* What you need to do *
Only the lines from the start of the data to the line containing "LUAR KAB. SUMEDANG</text>", both included, should be output, exactly and without pictures.

* Data section *

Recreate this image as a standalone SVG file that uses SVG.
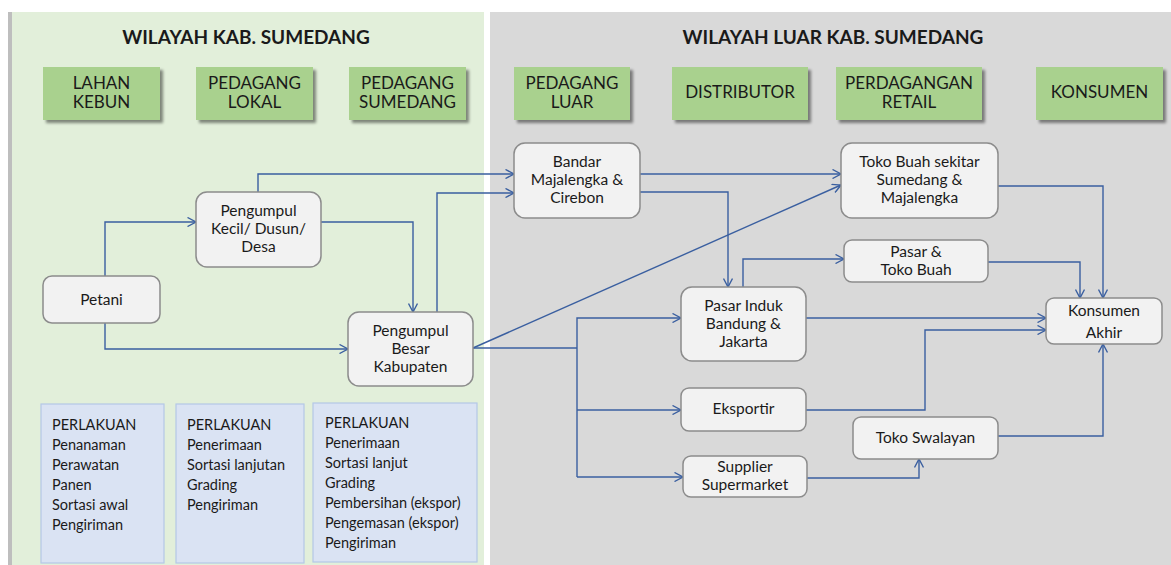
<svg xmlns="http://www.w3.org/2000/svg" width="1171" height="565" viewBox="0 0 1171 565">
  <defs>
    <filter id="shadow" x="-10%" y="-10%" width="130%" height="140%">
      <feGaussianBlur in="SourceAlpha" stdDeviation="1.5"/>
      <feOffset dx="3" dy="3" result="o"/>
      <feComponentTransfer><feFuncA type="linear" slope="0.45"/></feComponentTransfer>
      <feMerge><feMergeNode/><feMergeNode in="SourceGraphic"/></feMerge>
    </filter>
    <marker id="arrow" viewBox="0 0 10 10" refX="9.5" refY="5" markerWidth="10" markerHeight="10" markerUnits="userSpaceOnUse" orient="auto">
      <path d="M1,0.5 L9.5,5 L1,9.5" fill="none" stroke="#3A5FA0" stroke-width="1.4"/>
    </marker>
  </defs>
  <style>
    text { font-family: Lato, "Liberation Sans", sans-serif; fill: #1a1a1a; }
    .title { font-size: 19px; font-weight: bold; text-anchor: middle; }
    .head rect { fill: #A9D18E; filter: url(#shadow); }
    .head text { font-size: 17px; text-anchor: middle; }
    .node rect { fill: #F2F2F2; stroke: #8C8C8C; stroke-width: 1.5; }
    .node text { font-size: 15.5px; text-anchor: middle; }
    .info rect { fill: #DAE3F3; stroke: #B4C7E7; stroke-width: 1.2; }
    .info text { font-size: 14.5px; }
    .conn path { fill: none; stroke: #3A5FA0; stroke-width: 1.4; }
  </style>

  <rect width="1171" height="565" fill="#FFFFFF"/>
  <!-- regions -->
  <rect x="8" y="12" width="476" height="553" fill="#E2EFDA"/>
  <rect x="8" y="12" width="4" height="553" fill="#BEBEBE"/>
  <rect x="490" y="12" width="681" height="553" fill="#D9D9D9"/>
  <text class="title" x="246" y="44">WILAYAH KAB. SUMEDANG</text>
  <text class="title" x="833" y="44">WILAYAH LUAR KAB. SUMEDANG</text>

  <!-- stage headers -->
  <g id="h-lahan" class="head"><rect x="43" y="67" width="117" height="53"/><text x="101.5" y="89">LAHAN</text><text x="101.5" y="108">KEBUN</text></g>
  <g id="h-lokal" class="head"><rect x="196" y="67" width="117" height="53"/><text x="254.5" y="89">PEDAGANG</text><text x="254.5" y="108">LOKAL</text></g>
  <g id="h-sumedang" class="head"><rect x="349" y="67" width="117" height="53"/><text x="407.5" y="89">PEDAGANG</text><text x="407.5" y="108">SUMEDANG</text></g>
  <g id="h-luar" class="head"><rect x="514" y="67" width="116" height="53"/><text x="572" y="89">PEDAGANG</text><text x="572" y="108">LUAR</text></g>
  <g id="h-distributor" class="head"><rect x="672" y="67" width="136" height="53"/><text x="740" y="98">DISTRIBUTOR</text></g>
  <g id="h-retail" class="head"><rect x="836" y="67" width="146" height="53"/><text x="909" y="89">PERDAGANGAN</text><text x="909" y="108">RETAIL</text></g>
  <g id="h-konsumen" class="head"><rect x="1036" y="67" width="127" height="53"/><text x="1099.5" y="98">KONSUMEN</text></g>

  <!-- connectors -->
  <g id="connectors" class="conn">
    <path d="M105,276 V222 H196" marker-end="url(#arrow)"/>
    <path d="M105,323 V349 H348" marker-end="url(#arrow)"/>
    <path d="M321,222 H413 V312" marker-end="url(#arrow)"/>
    <path d="M258,192 V174 H514" marker-end="url(#arrow)"/>
    <path d="M437,312 V193 H514" marker-end="url(#arrow)"/>
    <path d="M473,348 L841,185" marker-end="url(#arrow)"/>
    <path d="M473,348 H577"/>
    <path d="M577,477 V318 H681" marker-end="url(#arrow)"/>
    <path d="M577,410 H681" marker-end="url(#arrow)"/>
    <path d="M577,477 H683" marker-end="url(#arrow)"/>
    <path d="M640,174 H841" marker-end="url(#arrow)"/>
    <path d="M640,192 H728 V287" marker-end="url(#arrow)"/>
    <path d="M743,287 V259 H844" marker-end="url(#arrow)"/>
    <path d="M988,262 H1080 V298" marker-end="url(#arrow)"/>
    <path d="M998,186 H1103 V298" marker-end="url(#arrow)"/>
    <path d="M806,318 H1046" marker-end="url(#arrow)"/>
    <path d="M806,410 H925 V330 H1046" marker-end="url(#arrow)"/>
    <path d="M807,478 H919 V459" marker-end="url(#arrow)"/>
    <path d="M998,436 H1103 V344" marker-end="url(#arrow)"/>
  </g>

  <!-- actors -->
  <g id="petani" class="node"><rect x="43" y="276" width="117" height="47" rx="9"/><text x="101.5" y="305">Petani</text></g>
  <g id="pengumpul-kecil" class="node"><rect x="196" y="192" width="125" height="75" rx="11"/><text x="258.5" y="216">Pengumpul</text><text x="258.5" y="234">Kecil/ Dusun/</text><text x="258.5" y="252">Desa</text></g>
  <g id="pengumpul-besar" class="node"><rect x="348" y="312" width="125" height="74" rx="11"/><text x="410.5" y="336">Pengumpul</text><text x="410.5" y="354">Besar</text><text x="410.5" y="372">Kabupaten</text></g>
  <g id="bandar" class="node"><rect x="514" y="143" width="126" height="75" rx="11"/><text x="577" y="167">Bandar</text><text x="577" y="185">Majalengka &amp;</text><text x="577" y="203">Cirebon</text></g>
  <g id="toko-buah-sekitar" class="node"><rect x="841" y="143" width="157" height="75" rx="11"/><text x="919.5" y="167">Toko Buah sekitar</text><text x="919.5" y="185">Sumedang &amp;</text><text x="919.5" y="203">Majalengka</text></g>
  <g id="pasar-toko-buah" class="node"><rect x="844" y="240" width="144" height="42" rx="8"/><text x="916" y="257">Pasar &amp;</text><text x="916" y="275">Toko Buah</text></g>
  <g id="pasar-induk" class="node"><rect x="681" y="287" width="125" height="74" rx="11"/><text x="743.5" y="311">Pasar Induk</text><text x="743.5" y="329">Bandung &amp;</text><text x="743.5" y="347">Jakarta</text></g>
  <g id="konsumen-akhir" class="node"><rect x="1046" y="298" width="116" height="46" rx="8"/><text x="1104" y="316">Konsumen</text><text x="1104" y="338">Akhir</text></g>
  <g id="eksportir" class="node"><rect x="681" y="388" width="125" height="43" rx="8"/><text x="743.5" y="414">Eksportir</text></g>
  <g id="toko-swalayan" class="node"><rect x="853" y="417" width="145" height="42" rx="8"/><text x="925.5" y="443">Toko Swalayan</text></g>
  <g id="supplier" class="node"><rect x="683" y="456" width="124" height="41" rx="8"/><text x="745" y="472">Supplier</text><text x="745" y="490">Supermarket</text></g>

  <!-- treatment notes -->
  <g id="perlakuan-1" class="info">
    <rect x="41" y="404" width="123" height="159"/>
    <text x="52" y="430">PERLAKUAN</text>
    <text x="52" y="450">Penanaman</text>
    <text x="52" y="470">Perawatan</text>
    <text x="52" y="490">Panen</text>
    <text x="52" y="510">Sortasi awal</text>
    <text x="52" y="530">Pengiriman</text>
  </g>
  <g id="perlakuan-2" class="info">
    <rect x="176" y="404" width="128" height="159"/>
    <text x="187" y="430">PERLAKUAN</text>
    <text x="187" y="450">Penerimaan</text>
    <text x="187" y="470">Sortasi lanjutan</text>
    <text x="187" y="490">Grading</text>
    <text x="187" y="510">Pengiriman</text>
  </g>
  <g id="perlakuan-3" class="info">
    <rect x="313" y="403" width="164" height="159"/>
    <text x="325" y="428">PERLAKUAN</text>
    <text x="325" y="448">Penerimaan</text>
    <text x="325" y="468">Sortasi lanjut</text>
    <text x="325" y="488">Grading</text>
    <text x="325" y="508">Pembersihan (ekspor)</text>
    <text x="325" y="528">Pengemasan (ekspor)</text>
    <text x="325" y="548">Pengiriman</text>
  </g>
</svg>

* Final result *
Recreate this image as a standalone SVG file that uses SVG.
<svg xmlns="http://www.w3.org/2000/svg" width="1171" height="565" viewBox="0 0 1171 565">
  <defs>
    <filter id="shadow" x="-10%" y="-10%" width="130%" height="140%">
      <feGaussianBlur in="SourceAlpha" stdDeviation="1.5"/>
      <feOffset dx="3" dy="3" result="o"/>
      <feComponentTransfer><feFuncA type="linear" slope="0.45"/></feComponentTransfer>
      <feMerge><feMergeNode/><feMergeNode in="SourceGraphic"/></feMerge>
    </filter>
    <marker id="arrow" viewBox="0 0 10 10" refX="9.5" refY="5" markerWidth="10" markerHeight="10" markerUnits="userSpaceOnUse" orient="auto">
      <path d="M1,0.5 L9.5,5 L1,9.5" fill="none" stroke="#3A5FA0" stroke-width="1.4"/>
    </marker>
  </defs>
  <style>
    text { font-family: Lato, "Liberation Sans", sans-serif; fill: #1a1a1a; }
    .title { font-size: 19px; font-weight: bold; text-anchor: middle; }
    .head rect { fill: #A9D18E; filter: url(#shadow); }
    .head text { font-size: 17px; text-anchor: middle; }
    .node rect { fill: #F2F2F2; stroke: #8C8C8C; stroke-width: 1.5; }
    .node text { font-size: 15.5px; text-anchor: middle; }
    .info rect { fill: #DAE3F3; stroke: #B4C7E7; stroke-width: 1.2; }
    .info text { font-size: 14.5px; }
    .conn path { fill: none; stroke: #3A5FA0; stroke-width: 1.4; }
  </style>

  <rect width="1171" height="565" fill="#FFFFFF"/>
  <!-- regions -->
  <rect x="8" y="12" width="476" height="553" fill="#E2EFDA"/>
  <rect x="8" y="12" width="4" height="553" fill="#BEBEBE"/>
  <rect x="490" y="12" width="681" height="553" fill="#D9D9D9"/>
  <text class="title" x="246" y="44">WILAYAH KAB. SUMEDANG</text>
  <text class="title" x="833" y="44">WILAYAH LUAR KAB. SUMEDANG</text>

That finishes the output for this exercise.